• _Stored data_
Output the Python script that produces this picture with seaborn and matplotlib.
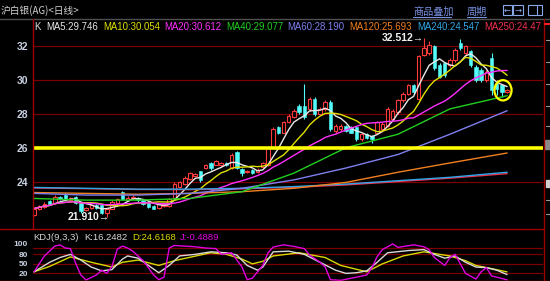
import numpy as np
import pandas as pd
import matplotlib
matplotlib.use("Agg")
import matplotlib.pyplot as plt
import seaborn as sns
from matplotlib.patches import Ellipse, Rectangle
from matplotlib.lines import Line2D

# ---------------- data ----------------
opens = [22.00, 22.35, 22.50, 22.85, 22.75, 23.10, 23.20, 22.90, 23.10, 22.75,
         22.30, 22.45, 22.60, 22.60, 22.15, 22.40, 22.75, 23.40, 22.90, 23.00,
         23.05, 22.90, 22.80, 22.55, 22.45, 22.55, 22.55, 23.05, 23.65, 23.85,
         24.15, 24.30, 24.60, 24.80, 25.10, 25.00, 24.95, 25.10, 24.80, 25.75,
         24.75, 24.55, 24.70, 24.55, 24.85, 24.95, 26.00, 27.20, 26.90, 27.50,
         27.80, 28.50, 28.50, 28.30, 28.90, 28.00, 28.30, 28.70, 27.00, 27.10,
         27.30, 27.20, 27.20, 26.50, 26.80, 26.70, 26.90, 27.10, 27.30, 27.70,
         28.10, 28.80, 29.20, 29.70, 28.90, 31.50, 31.60, 32.00, 30.90, 31.00,
         30.90, 31.20, 32.20, 31.60, 31.70, 30.80, 30.60, 30.00, 31.30, 29.80,
         29.70, 29.30]
closes = [22.40, 22.55, 22.70, 22.70, 23.10, 22.95, 22.95, 23.05, 22.75, 22.25,
          22.45, 22.60, 22.45, 22.15, 22.35, 22.80, 22.95, 22.95, 23.05, 23.10,
          22.90, 22.70, 22.50, 22.40, 22.65, 22.70, 22.95, 23.85, 23.95, 24.20,
          24.50, 24.45, 24.10, 25.00, 24.80, 25.20, 25.10, 24.95, 25.60, 24.80,
          24.50, 24.65, 24.50, 24.70, 25.10, 26.00, 27.10, 26.90, 27.50, 27.90,
          28.20, 28.10, 27.80, 28.90, 28.00, 28.30, 28.70, 27.10, 27.30, 27.30,
          27.00, 26.90, 26.50, 26.80, 26.60, 26.50, 27.50, 27.40, 28.30, 28.20,
          28.80, 29.20, 29.70, 29.30, 31.40, 31.90, 32.10, 30.70, 30.20, 30.30,
          31.20, 31.80, 31.90, 32.00, 30.90, 30.00, 30.00, 30.50, 29.40, 29.50,
          29.30, 29.40]
highs = [22.45, 22.60, 22.80, 22.90, 23.20, 23.15, 23.30, 23.10, 23.15, 22.80,
         22.50, 22.65, 22.70, 22.70, 22.40, 22.90, 23.00, 23.45, 23.15, 23.20,
         23.10, 22.95, 22.85, 22.60, 22.70, 22.75, 23.00, 23.95, 24.05, 24.30,
         24.55, 24.50, 24.65, 25.05, 25.15, 25.25, 25.15, 25.15, 25.70, 25.80,
         24.80, 24.70, 24.75, 24.80, 25.15, 26.10, 27.20, 27.30, 27.60, 28.00,
         28.30, 28.60, 29.80, 29.00, 29.00, 28.40, 28.80, 28.80, 27.40, 27.40,
         27.35, 27.30, 27.25, 26.90, 26.85, 26.75, 27.60, 27.50, 28.40, 28.30,
         28.90, 29.30, 29.80, 29.80, 31.50, 32.512, 32.30, 32.10, 31.00, 31.10,
         31.30, 31.90, 32.45, 32.10, 31.80, 30.90, 30.70, 30.60, 31.60, 30.00,
         29.80, 29.50]
lows = [21.95, 22.30, 22.45, 22.60, 22.70, 22.90, 22.90, 22.85, 22.70, 22.15,
        22.25, 22.40, 22.35, 22.05, 21.91, 22.35, 22.70, 22.90, 22.85, 22.95,
        22.80, 22.60, 22.45, 22.35, 22.40, 22.50, 22.50, 23.00, 23.60, 23.80,
        24.10, 24.25, 24.00, 24.75, 24.70, 24.95, 24.90, 24.90, 24.75, 24.75,
        24.30, 24.50, 24.45, 24.50, 24.80, 24.90, 25.95, 26.80, 26.85, 27.45,
        27.75, 28.00, 27.70, 28.20, 27.90, 27.95, 28.20, 27.00, 26.90, 27.00,
        26.95, 26.85, 26.40, 26.40, 26.50, 26.30, 26.85, 27.00, 27.25, 27.60,
        28.00, 28.70, 29.10, 29.20, 28.80, 31.40, 31.50, 30.60, 30.10, 30.20,
        30.80, 31.10, 31.80, 31.50, 30.80, 29.90, 29.90, 29.90, 29.10, 29.10,
        29.00, 29.25]

# long moving averages read at sampled candles
ma_idx = [0, 10, 20, 30, 40, 50, 60, 70, 80, 91]
ma40 = [23.00, 22.90, 22.90, 23.00, 23.40, 24.50, 26.00, 26.80, 28.30, 29.08]
ma60 = [23.30, 23.20, 23.20, 23.30, 23.60, 24.10, 24.80, 25.60, 26.80, 28.19]
ma120 = [23.35, 23.30, 23.25, 23.30, 23.40, 23.60, 23.95, 24.55, 25.10, 25.69]
ma240 = [23.65, 23.60, 23.55, 23.55, 23.60, 23.70, 23.85, 24.05, 24.25, 24.55]
ma250 = [23.62, 23.58, 23.53, 23.52, 23.57, 23.66, 23.80, 24.00, 24.20, 24.47]

# KDJ read at sampled candles
k_idx = [0, 3, 5, 7, 9, 11, 13, 15, 17, 18, 20, 22, 24, 26, 28, 31, 34, 37, 39, 41,
         43, 44, 46, 49, 52, 55, 58, 60, 62, 64, 66, 68, 72, 75, 77, 79, 81, 83, 85, 87,
         89, 91]
k_val = [25, 55, 70, 80, 62, 40, 28, 32, 65, 75, 68, 45, 22, 45, 75, 80, 88, 85, 78, 45,
         30, 40, 88, 90, 80, 55, 30, 20, 22, 28, 55, 85, 92, 95, 80, 68, 75, 55, 40, 38,
         30, 16.25]
d_idx = [0, 3, 7, 11, 15, 17, 20, 24, 27, 32, 34, 37, 40, 42, 44, 46, 51, 56, 59, 62,
         64, 67, 71, 75, 78, 80, 83, 85, 88, 91]
d_val = [25, 42, 72, 55, 40, 55, 62, 45, 60, 78, 85, 80, 65, 50, 58, 75, 85, 70, 45, 33,
         25, 50, 75, 88, 80, 75, 60, 45, 35, 24.62]
j_idx = [0, 2, 4, 5, 6, 7, 8, 9, 10, 12, 13, 14, 15, 16, 17, 18, 19, 21, 23, 24, 25, 26,
         27, 29, 31, 33, 35, 36, 38, 40, 41, 42, 44, 45, 46, 48, 50, 52, 53, 55, 56, 57,
         59, 62, 64, 65, 66, 67, 69, 70, 73, 75, 76, 77, 79, 80, 81, 83, 85, 86, 87, 88, 91]
j_val = [25, 75, 106, 110, 100, 98, 52, 15, -1, 15, 30, 20, 42, 96, 106, 100, 90, 60, 15,
         0, 8, 100, 108, 106, 104, 100, 98, 80, 85, 40, 0, 5, 45, 85, 103, 110, 105, 98, 78,
         55, 40, 0, -2, 8, 15, 38, 73, 95, 113, 102, 110, 104, 95, 70, 45, 70, 80, 20, 2, 25,
         38, 12, -0.49]

title = "沪白银(AG)<日线>"
ma_labels = ["K", "MA5:29.746", "MA10:30.054", "MA20:30.612", "MA40:29.077",
             "MA60:28.190", "MA120:25.693", "MA240:24.547", "MA250:24.47"]
kdj_labels = ["KDJ(9,3,3)", "K:16.2482", "D:24.6168", "J:-0.4889"]
price_ticks = [24, 26, 28, 30, 32]
kdj_ticks = [20, 50, 80, 100]

# ---------------- style ----------------
RED = "#ff3a3a"
CYAN = "#54fcfc"
GRID = "#7a0000"
FRAME = "#a00000"
TICKC = "#c8d0e0"
C_MA5, C_MA10, C_MA20, C_MA40 = "#e8e8e8", "#e0e000", "#ff30ff", "#20d020"
C_MA60, C_MA120, C_MA240, C_MA250 = "#7f7ff0", "#f08020", "#30a8e8", "#f03050"

sns.set_theme(style="dark")
plt.rcParams["font.family"] = ["Liberation Sans", "Noto Sans CJK SC", "DejaVu Sans"]

W, H = 550, 281
def px(x):
    return x / W
def py(y):
    return 1 - y / H

fig = plt.figure(figsize=(5.5, 2.81), dpi=100)
fig.patch.set_facecolor("black")
ax = fig.add_axes([px(33), py(227), px(543) - px(33), py(20) - py(227)])
axk = fig.add_axes([px(33), py(281), px(543) - px(33), py(228.5) - py(281)])

for a in (ax, axk):
    a.set_facecolor("black")
    a.grid(False)
    for s in a.spines.values():
        s.set_visible(False)
    a.set_xticks([])
    a.tick_params(axis="y", length=0, pad=3.6, colors=TICKC, labelsize=7.5)

n = len(closes)
df = pd.DataFrame({"i": np.arange(n), "open": opens, "close": closes,
                   "high": highs, "low": lows})
up = df["close"] >= df["open"]
bot = df[["open", "close"]].min(axis=1)
hgt = (df["close"] - df["open"]).abs().clip(lower=0.04)

# grid lines and the drawn 26 line
for v in [24, 28, 30, 32]:
    ax.axhline(v, color=GRID, lw=0.9, zorder=1)
ax.axhline(26, color="#ffff00", lw=2.6, zorder=6)

# candles
ax.vlines(df["i"], df["low"], df["high"], colors=np.where(up, RED, CYAN), lw=0.8, zorder=3)
ax.bar(df["i"][up], hgt[up], bottom=bot[up], width=0.66, facecolor="black",
       edgecolor=RED, lw=0.8, zorder=4)
ax.bar(df["i"][~up], hgt[~up], bottom=bot[~up], width=0.66, color=CYAN,
       edgecolor=CYAN, lw=0.4, zorder=4)

# moving averages
for win, col in [(5, C_MA5), (10, C_MA10), (20, C_MA20)]:
    sns.lineplot(x=df["i"], y=df["close"].rolling(win, min_periods=1).mean(), ax=ax,
                 color=col, lw=1.0, zorder=5)
for vals, col in [(ma250, C_MA250), (ma240, C_MA240), (ma120, C_MA120),
                  (ma60, C_MA60), (ma40, C_MA40)]:
    sns.lineplot(x=ma_idx, y=vals, ax=ax, color=col, lw=1.0, zorder=5)

ax.set_xlim(-0.2, 97.9)
ax.set_ylim(21.31, 33.56)
ax.set_yticks(price_ticks)
ax.set_yticklabels([str(t) for t in price_ticks], fontweight="bold")
ax.set_xlabel("")
ax.set_ylabel("")

# high / low marks
hi = int(np.argmax(highs))
lo = int(np.argmin(lows))
ax.text(hi - 0.1, highs[hi], f"{highs[hi]:.3f}\u2192", ha="right", va="center",
        color="#f0f0f0", fontsize=7.5, fontweight="bold", zorder=8)
ax.text(lo + 0.5, lows[lo], f"{lows[lo]:.3f}\u2192", ha="right", va="center",
        color="#f0f0f0", fontsize=7.5, fontweight="bold", zorder=8)

# yellow circle around last candles
ax.add_patch(Ellipse((n - 1.8, closes[-1]), width=3.3, height=1.2, fill=False,
                     edgecolor="#ffff00", lw=1.6, zorder=7))

# KDJ panel
for v in kdj_ticks:
    axk.axhline(v, color=GRID, lw=0.9, zorder=1)
sns.lineplot(x=k_idx, y=k_val, ax=axk, color="#d8d8d8", lw=1.0, zorder=4)
sns.lineplot(x=d_idx, y=d_val, ax=axk, color="#d8d800", lw=1.0, zorder=3)
sns.lineplot(x=j_idx, y=j_val, ax=axk, color="#e000e0", lw=1.0, zorder=5)
axk.set_xlim(-0.2, 97.9)
axk.set_ylim(-4.06, 161.6)
axk.set_yticks(kdj_ticks)
axk.set_yticklabels([str(t) for t in kdj_ticks], fontweight="bold")
axk.tick_params(axis="y", labelsize=6.0)
for lab in axk.get_yticklabels():
    if lab.get_text() == "100":
        lab.set_va("bottom")
axk.set_xlabel("")
axk.set_ylabel("")

# ---------------- frame lines ----------------
fig.add_artist(Line2D([0, 1], [py(18.5), py(18.5)], color="#505050", lw=1.0))
fig.add_artist(Line2D([px(32.5), px(32.5)], [py(19), py(228.5)], color=FRAME, lw=1.0))
fig.add_artist(Line2D([0, px(543)], [py(228.5), py(228.5)], color=FRAME, lw=1.0))
fig.add_artist(Line2D([px(543.5), px(543.5)], [py(19), 0], color=FRAME, lw=1.0))
fig.add_artist(Line2D([0, 1], [py(280.5), py(280.5)], color=FRAME, lw=1.0))
fig.add_artist(Line2D([px(545), 1], [py(24), py(24)], color="#ff2020", lw=1.5))

# ---------------- header texts ----------------
fig.text(px(1), py(11), title, color="#d0d0d0", fontsize=7.0, va="center", ha="left",
         family=["Noto Sans CJK SC", "DejaVu Sans"])
fig.text(px(413), py(11.5), "商品叠加", color="#7890e0", fontsize=7.3, va="center",
         family=["Noto Sans CJK SC", "DejaVu Sans"])
fig.add_artist(Line2D([px(413), px(451)], [py(16.5), py(16.5)], color="#7890e0", lw=0.8))
fig.text(px(467), py(11.5), "周期", color="#7890e0", fontsize=7.3, va="center",
         family=["Noto Sans CJK SC", "DejaVu Sans"])
fig.add_artist(Line2D([px(467), px(486)], [py(16.5), py(16.5)], color="#7890e0", lw=0.8))
for x0, w0, sym in [(503, 9, "\u2190"), (513, 10, "\u2192"), (528, 14, "")]:
    fig.add_artist(Rectangle((px(x0), py(15)), px(w0), py(5) - py(15), fill=False,
                             edgecolor="#8aa8e8", lw=0.8))
    if sym:
        fig.text(px(x0 + w0 / 2), py(10), sym, color="#8aa8e8", fontsize=6,
                 ha="center", va="center", family=["DejaVu Sans"])
fig.add_artist(Line2D([px(537), px(537)], [py(6), py(14)], color="#8aa8e8", lw=0.8))

ma_x = [34, 46, 103, 164, 226, 287, 349, 417, 484]
ma_c = ["#e0e0e0", C_MA5, C_MA10, C_MA20, C_MA40, C_MA60, C_MA120, C_MA240, C_MA250]
for lab, x0, col in zip(ma_labels, ma_x, ma_c):
    fig.text(px(x0), py(26.5), lab, color=col, fontsize=6.9, va="center", ha="left")

kdj_x = [33, 84, 132, 180]
kdj_c = ["#d0d0d0", "#d8d8d8", "#d8d800", "#e000e0"]
for lab, x0, col in zip(kdj_labels, kdj_x, kdj_c):
    fig.text(px(x0), py(237.5), lab, color=col, fontsize=6.8, va="center", ha="left")

# right-side boxes
fig.add_artist(Rectangle((px(544.5), py(149)), px(6), py(140) - py(149), color="#8a8a8a"))
fig.add_artist(Rectangle((px(546), py(187)), px(4), py(180) - py(187), color="#d0d0d0"))
for yy in [40, 62, 84, 106, 126, 200, 214]:
    fig.add_artist(Line2D([px(546), 1], [py(yy), py(yy)], color="#9a9a9a", lw=0.8))

fig.savefig("out.png", dpi=100, facecolor="black")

• _To do_
Repeat exactly and only the lines from the start of the data above through the line that holds "from matplotlib.lines import Line2D", inclusive. Pictures do not belong in the copy.

• _Full solution_
Output the Python script that produces this picture with seaborn and matplotlib.
import numpy as np
import pandas as pd
import matplotlib
matplotlib.use("Agg")
import matplotlib.pyplot as plt
import seaborn as sns
from matplotlib.patches import Ellipse, Rectangle
from matplotlib.lines import Line2D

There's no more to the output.